• _Work instructions_: Repeat only the lines below that run from the line with "Generate a Python" to the line with "from matplotlib.colors import", ends included; skip every picture.

(Entries taken from a collection)
▼▼▼
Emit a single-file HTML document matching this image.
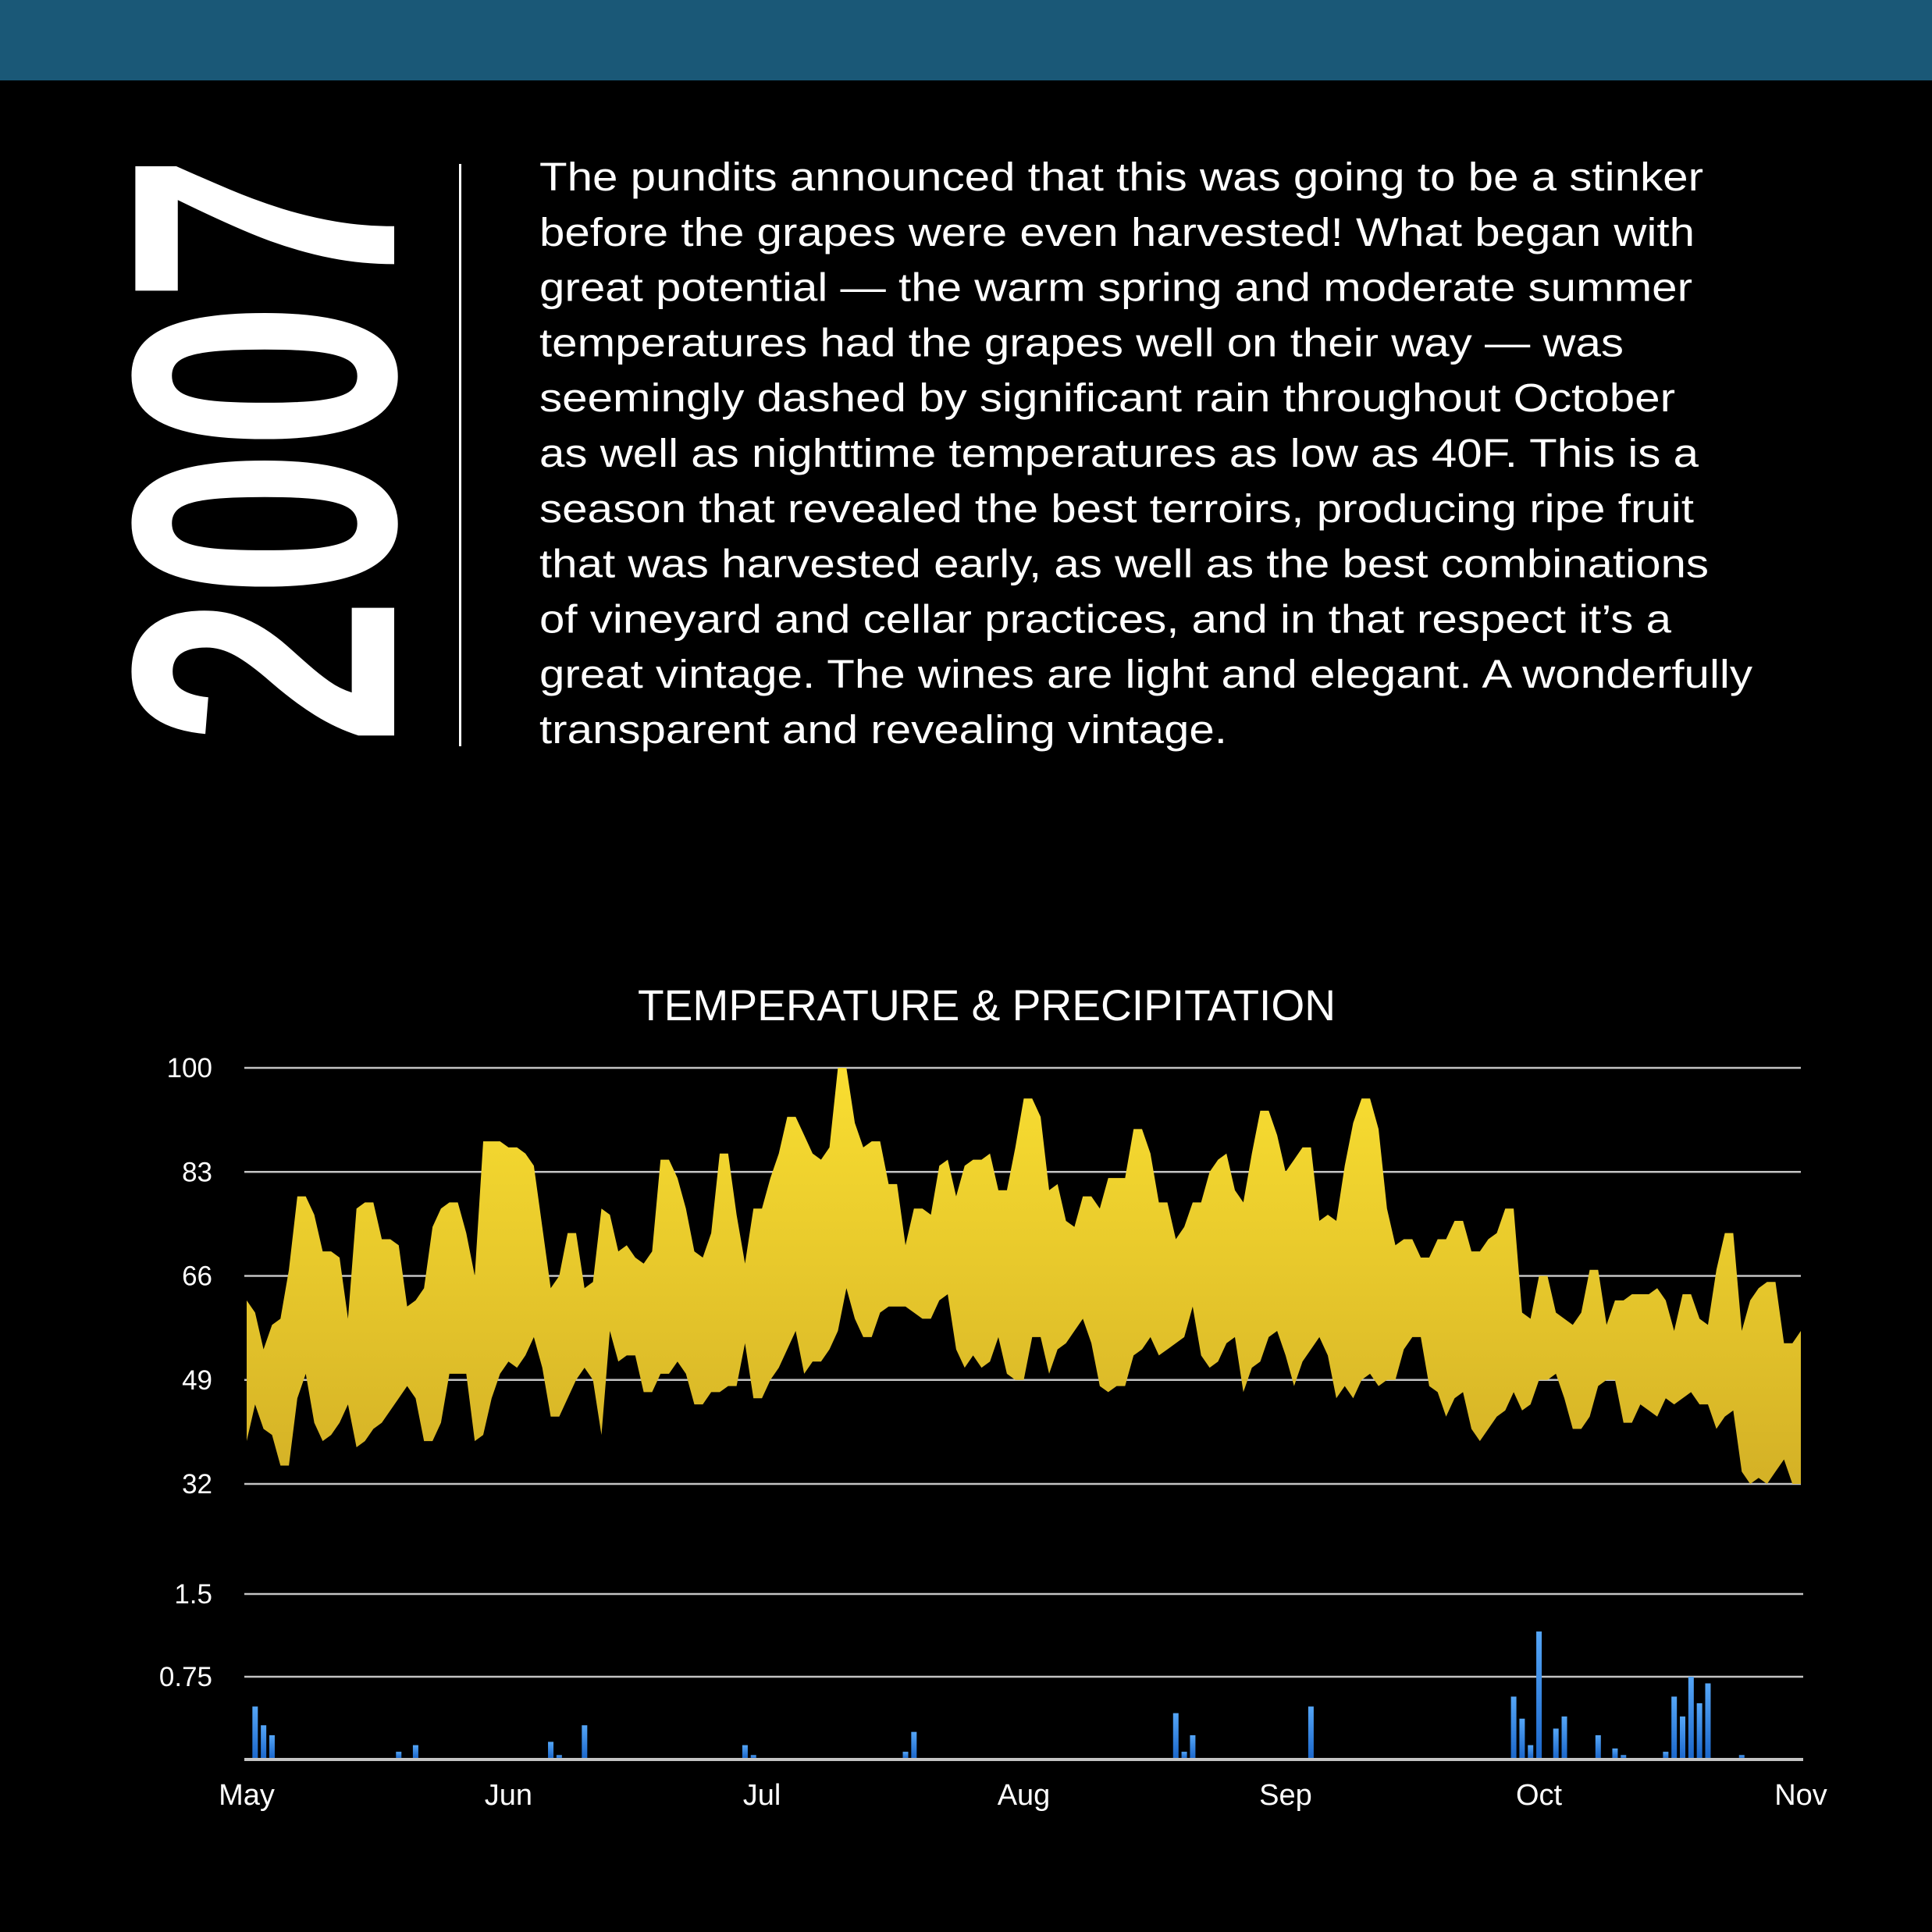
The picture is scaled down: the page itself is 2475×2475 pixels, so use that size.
<!DOCTYPE html>
<html><head><meta charset="utf-8"><title>2007 Vintage</title>
<style>html,body{margin:0;padding:0;background:#000;}svg{display:block;font-family:"Liberation Sans",Arial,sans-serif;}</style></head>
<body>
<svg id="page" width="2475" height="2475" viewBox="0 0 2475 2475" xmlns="http://www.w3.org/2000/svg">
<defs>
<linearGradient id="tempGrad" gradientUnits="userSpaceOnUse" x1="0" y1="1368" x2="0" y2="1901">
<stop offset="0" stop-color="#f9de31"/><stop offset="1" stop-color="#d4b126"/></linearGradient>
<linearGradient id="rainGrad" x1="0" y1="0" x2="0" y2="1">
<stop offset="0" stop-color="#55a6f7"/><stop offset="1" stop-color="#1c68cc"/></linearGradient>
</defs>
<rect width="2475" height="2475" fill="#000"/>
<rect x="0" y="0" width="2475" height="103" fill="#1a5877"/>
<text transform="translate(505,576) rotate(-90) scale(0.705,1)" text-anchor="middle" font-size="482" font-weight="bold" fill="#fff">2007</text>
<rect x="588" y="210" width="3" height="746" fill="#fff"/>
<g fill="#fff" font-size="51" id="para"></g>
<text x="1264" y="1307" text-anchor="middle" font-size="56" fill="#fff" textLength="894" lengthAdjust="spacingAndGlyphs">TEMPERATURE &amp; PRECIPITATION</text>
<g id="chart"></g>
</svg>
<script>
const lines=["The pundits announced that this was going to be a stinker","before the grapes were even harvested! What began with","great potential — the warm spring and moderate summer","temperatures had the grapes well on their way — was","seemingly dashed by significant rain throughout October","as well as nighttime temperatures as low as 40F. This is a","season that revealed the best terroirs, producing ripe fruit","that was harvested early, as well as the best combinations","of vineyard and cellar practices, and in that respect it’s a","great vintage. The wines are light and elegant. A wonderfully","transparent and revealing vintage."];
const lineEnds=[1383,1376,1374,1318,1360,1379,1375,1387,1357,1423,996];

const highTemps=[62,60,54,58,59,67,79,79,76,70,70,69,59,77,78,78,72,72,71,61,62,64,74,77,78,78,73,66,88,88,88,87,87,86,84,74,64,66,73,73,64,65,77,76,70,71,69,68,70,85,85,82,77,70,69,73,86,86,76,68,77,77,82,
86,92,92,89,86,85,87,100,100,91,87,88,88,81,81,71,77,77,76,84,85,79,84,85,85,86,80,80,87,95,95,92,80,81,75,74,79,79,77,82,82,82,90,90,86,78,78,72,74,78,78,83,85,86,80,78,86,93,93,89,83,85,
87,87,75,76,75,84,91,95,95,90,77,71,72,72,69,69,72,72,75,75,70,70,72,73,77,77,60,59,66,66,60,59,58,60,67,67,58,62,62,63,63,63,64,62,57,63,63,59,58,67,73,73,57,62,64,65,65,55,55,57];
const lowTemps=[39,45,41,40,35,35,46,50,42,39,40,42,45,38,39,41,42,44,46,48,46,39,39,42,50,50,50,39,40,46,50,52,51,53,56,51,43,43,46,49,51,49,40,57,52,53,53,47,47,50,50,52,50,45,45,47,47,48,48,55,46,46,49,
51,54,57,50,52,52,54,57,64,59,56,56,60,61,61,61,60,59,59,62,63,54,51,53,51,52,56,50,49,49,56,56,50,54,55,57,59,55,48,47,48,48,53,54,56,53,54,55,56,61,53,51,52,55,56,47,51,52,56,57,53,48,
52,54,56,53,46,48,46,49,50,48,49,49,54,56,56,48,47,43,46,47,41,39,41,43,44,47,44,45,49,49,50,46,41,41,43,48,49,49,42,42,45,44,43,46,45,46,47,45,45,41,43,44,34,32,33,32,34,36,32,32];
const rainDays=[1,2,3,18,20,36,37,40,59,60,78,79,110,111,112,126,150,151,152,153,155,156,160,162,163,168,169,170,171,172,173,177];
const rainValues=[0.48,0.31,0.22,0.07,0.13,0.16,0.04,0.31,0.13,0.04,0.07,0.25,0.42,0.07,0.22,0.48,0.57,0.37,0.13,1.16,0.28,0.39,0.22,0.10,0.04,0.07,0.57,0.39,0.75,0.51,0.69,0.04];
const tempTicks=[100,83,66,49,32];
const rainTicks=[1.5,0.75,0];
const rainTickLabels=["1.5","0.75",""];
const monthNames=["May","Jun","Jul","Aug","Sep","Oct","Nov"];
const monthStartDays=[0,31,61,92,123,153,184];

const NS="http://www.w3.org/2000/svg";
function mk(tag,attrs,parent){const e=document.createElementNS(NS,tag);for(const k in attrs)e.setAttribute(k,attrs[k]);parent.appendChild(e);return e;}
const para=document.getElementById('para');
lines.forEach((t,i)=>{
  const e=mk('text',{x:691,y:(244+i*70.8).toFixed(1),textLength:(lineEnds[i]*1.578-691).toFixed(0),lengthAdjust:'spacingAndGlyphs'},para);
  
  
  e.textContent=t;
});

const X0=316,X1=2307,NDAYS=184;
const xDay=d=>X0+(X1-X0)*d/NDAYS;
const yTemp=v=>1368+(100-v)*(1901-1368)/68;
const yRain=v=>2254-v*(2254-2042)/1.5;
const chart=document.getElementById('chart');

tempTicks.forEach(v=>{
  const g=mk('line',{x1:313,x2:2307,y1:yTemp(v),y2:yTemp(v),stroke:'#c4c4c4','stroke-width':2.5},chart);
  
  
  const t=mk('text',{x:272,y:yTemp(v)+12,'text-anchor':'end','font-size':35,fill:'#fff'},chart);
  
  
  t.textContent=v;
});
rainTicks.forEach((v,i)=>{
  const g=mk('line',{x1:313,x2:2310,y1:yRain(v),y2:yRain(v),stroke:'#c4c4c4','stroke-width':i==2?4:2.5},chart);
  
  
  if(rainTickLabels[i]){
    const t=mk('text',{x:272,y:yRain(v)+12,'text-anchor':'end','font-size':35,fill:'#fff'},chart);
    
    
    t.textContent=rainTickLabels[i];
  }
});

let pts=highTemps.map((v,i)=>xDay(i).toFixed(1)+','+yTemp(v).toFixed(1));
for(let i=lowTemps.length-1;i>=0;i--)pts.push(xDay(i).toFixed(1)+','+yTemp(lowTemps[i]).toFixed(1));
const area=mk('polygon',{points:pts.join(' '),fill:'url(#tempGrad)'},chart);



rainDays.forEach((d,i)=>{
  const y=yRain(rainValues[i]);
  const b=mk('rect',{x:xDay(d)-3.5,y:y,width:7,height:yRain(0)-y-2,fill:'url(#rainGrad)'},chart);
  
  
});

monthNames.forEach((m,i)=>{
  const t=mk('text',{x:xDay(monthStartDays[i]),y:2312,'text-anchor':'middle','font-size':38,fill:'#fff'},chart);
  
  
  t.textContent=m;
});
</script>
</body></html>
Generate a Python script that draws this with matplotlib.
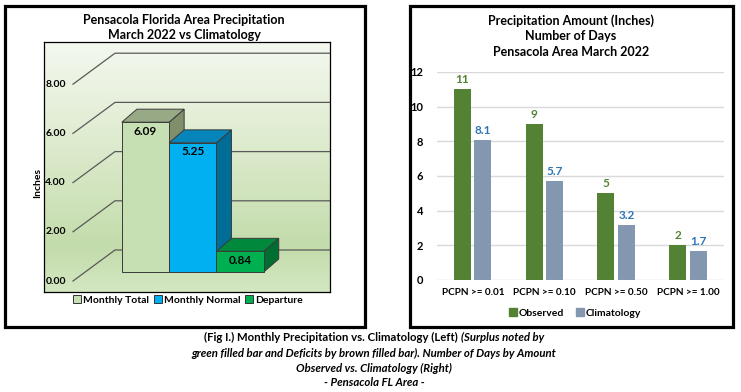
import numpy as np
import matplotlib
matplotlib.use('Agg')
import matplotlib.pyplot as plt
from matplotlib.patches import Rectangle, Polygon
from matplotlib.lines import Line2D
from matplotlib.offsetbox import TextArea, HPacker, AnnotationBbox
from matplotlib.colors import LinearSegmentedColormap

# Datos
cat_izq = ['Monthly Total', 'Monthly Normal', 'Departure']
val_izq = [6.09, 5.25, 0.84]
ticks_izq = [0, 2, 4, 6, 8]

cat_der = ['PCPN >= 0.01', 'PCPN >= 0.10', 'PCPN >= 0.50', 'PCPN >= 1.00']
observado = [11, 9, 5, 2]
climatologia = [8.1, 5.7, 3.2, 1.7]
ticks_der = [0, 2, 4, 6, 8, 10, 12]

# Colores
frente = ['#c6e0b4', '#00b0f0', '#00b050']
arriba = ['#98a986', '#0585b9', '#00883d']
lado = ['#7f8f6b', '#006d97', '#006e31']
verde = '#548235'
gris_azul = '#8497b0'
azul_txt = '#2e75b6'

plt.rcParams['font.family'] = ['Lato', 'DejaVu Sans']
plt.rcParams['font.weight'] = 'bold'

W, H = 741, 392
fig = plt.figure(figsize=(W / 100, H / 100), dpi=100)


def caja(x0, y0, x1, y1):
    # coordenadas en pixeles de la imagen (origen arriba a la izquierda)
    return [x0 / W, 1 - y1 / H, (x1 - x0) / W, (y1 - y0) / H]


def marco(x0, y0, x1, y1):
    r = Rectangle((x0 / W, 1 - y1 / H), (x1 - x0) / W, (y1 - y0) / H,
                  transform=fig.transFigure, fill=False, lw=2.3, ec='black')
    fig.add_artist(r)


marco(5, 6, 365, 327)
marco(410, 6, 733, 327)

# ---------------- Grafica izquierda (pseudo 3D) ----------------
ax1 = fig.add_axes(caja(44, 42, 330, 292))
sx, sy = 47.3, 24.6          # pixeles por unidad
xc0, y0 = 145.5, 272         # centro barra 0, base frontal

grad = np.linspace(0, 1, 256).reshape(-1, 1)
cmap = LinearSegmentedColormap.from_list(
    'fondo', [(0, '#f4f8ef'), (0.35, '#e1edd3'), (0.82, '#c3dcab'), (1, '#d3e7c2')])
ax1.imshow(grad, cmap=cmap, aspect='auto', extent=[0, 1, 0, 1],
           transform=ax1.transAxes, zorder=0)
ax1.set_xlim((44 - xc0) / sx, (330 - xc0) / sx)
ax1.set_ylim(-(292 - y0) / sy, (y0 - 42) / sy)

xf = (73 - xc0) / sx
xb = (115 - xc0) / sx
xmax = ax1.get_xlim()[1]
for t in ticks_izq:
    yf = t - 9 / sy
    yb = t + 22 / sy
    ax1.plot([xf, xb, xmax], [yf, yb, yb], color='#595959', lw=0.9, zorder=1)
    ax1.annotate(f'{t:.2f}', xy=(xf, yf), xytext=(-7, 0), textcoords='offset pixels',
                 ha='right', va='center', fontsize=7.5, fontweight='bold')

bdx, bdy = 15 / sx, 13 / sy
for i, v in enumerate(val_izq):
    l, r = i - 0.5, i + 0.5
    ax1.add_patch(Polygon([(r, 0), (r, v), (r + bdx, v + bdy), (r + bdx, bdy)],
                          closed=True, fc=lado[i], ec='#3a3a3a', lw=0.7, zorder=2 + i))
    ax1.add_patch(Polygon([(l, v), (r, v), (r + bdx, v + bdy), (l + bdx, v + bdy)],
                          closed=True, fc=arriba[i], ec='#3a3a3a', lw=0.7, zorder=2 + i))
    ax1.add_patch(Rectangle((l, 0), 1, v, fc=frente[i], ec='#3a3a3a', lw=0.7, zorder=2 + i))
    ax1.annotate(f'{v:.2f}', xy=(i, v), xytext=(0, -9), textcoords='offset pixels',
                 ha='center', va='center', fontsize=8.5, fontweight='bold', zorder=10)

ax1.set_xticks([])
ax1.set_yticks([])
for s in ax1.spines.values():
    s.set_linewidth(0.9)
    s.set_color('black')

fig.text(184 / W, 1 - 20 / H, 'Pensacola Florida Area Precipitation',
         ha='center', va='center', fontsize=9, fontweight='bold')
fig.text(184 / W, 1 - 35 / H, 'March 2022 vs Climatology',
         ha='center', va='center', fontsize=9, fontweight='bold')
fig.text(38 / W, 1 - 183 / H, 'Inches', rotation=90, ha='center', va='center',
         fontsize=7.5, fontweight='bold')

h1 = [Line2D([], [], marker='s', ls='', mfc=frente[i], mec='#333333', mew=0.7, ms=6)
      for i in range(3)]
fig.legend(h1, cat_izq, loc='center', bbox_to_anchor=(188 / W, 1 - 300 / H), ncol=3,
           frameon=False, handletextpad=0.2, columnspacing=0.5, handlelength=0.7,
           prop={'size': 7.5, 'weight': 'bold'})

# ---------------- Grafica derecha ----------------
ax2 = fig.add_axes(caja(437, 72, 724, 280))
x = np.arange(len(cat_der))
ancho = 0.237
ax2.bar(x - 0.145, observado, ancho, color=verde, zorder=2)
ax2.bar(x + 0.14, climatologia, ancho, color=gris_azul, zorder=2)
for i in range(len(x)):
    ax2.annotate(f'{observado[i]}', xy=(x[i] - 0.145, observado[i]), xytext=(0, 4),
                 textcoords='offset pixels', ha='center', va='bottom',
                 fontsize=8.5, fontweight='bold', color=verde)
    ax2.annotate(f'{climatologia[i]}', xy=(x[i] + 0.14, climatologia[i]), xytext=(0, 4),
                 textcoords='offset pixels', ha='center', va='bottom',
                 fontsize=8.5, fontweight='bold', color=azul_txt)
for t in ticks_der:
    ax2.axhline(t, color='#d9d9d9', lw=1, zorder=1)
ax2.set_xlim(-0.5, 3.5)
ax2.set_ylim(0, 12)
ax2.set_yticks(ticks_der)
ax2.set_xticks(x)
ax2.set_xticklabels(cat_der)
ax2.tick_params(length=0, labelsize=8, pad=10)
ax2.tick_params(axis='x', pad=6, labelsize=7.2)
for s in ax2.spines.values():
    s.set_visible(False)

for k, linea in enumerate(['Precipitation Amount (Inches)', 'Number of Days',
                           'Pensacola Area March 2022']):
    fig.text(571 / W, 1 - (21 + 15.5 * k) / H, linea, ha='center', va='center',
             fontsize=9, fontweight='bold')

h2 = [Line2D([], [], marker='s', ls='', mfc=c, mec=c, ms=5.5) for c in [verde, gris_azul]]
fig.legend(h2, ['Observed', 'Climatology'], loc='center',
           bbox_to_anchor=(575 / W, 1 - 313 / H), ncol=2, frameon=False,
           handletextpad=0.2, columnspacing=1.2, handlelength=0.7,
           prop={'size': 7.5, 'weight': 'bold'})

# ---------------- Leyenda inferior ----------------
p1 = TextArea('(Fig I.) Monthly Precipitation vs. Climatology (Left)',
              textprops=dict(fontsize=8.2, fontweight='bold'))
p2 = TextArea('(Surplus noted by',
              textprops=dict(fontsize=8.2, fontweight='bold', style='italic'))
fila = HPacker(children=[p1, p2], align='baseline', pad=0, sep=2)
ab = AnnotationBbox(fila, (374 / W, 1 - 337 / H), xycoords='figure fraction',
                    box_alignment=(0.5, 0.5), frameon=False)
fig.add_artist(ab)
for y, linea in [(353, 'green filled bar and Deficits by brown filled bar). Number of Days by Amount'),
                 (368, 'Observed vs. Climatology (Right)'),
                 (382, '- Pensacola FL Area -')]:
    fig.text(374 / W, 1 - y / H, linea, ha='center', va='center', fontsize=8.2,
             fontweight='bold', style='italic')

fig.savefig('out.png', dpi=100)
▲▲▲
• _Full solution_:
Generate a Python script that draws this with matplotlib.
import numpy as np
import matplotlib
matplotlib.use('Agg')
import matplotlib.pyplot as plt
from matplotlib.patches import Rectangle, Polygon
from matplotlib.lines import Line2D
from matplotlib.offsetbox import TextArea, HPacker, AnnotationBbox
from matplotlib.colors import LinearSegmentedColormap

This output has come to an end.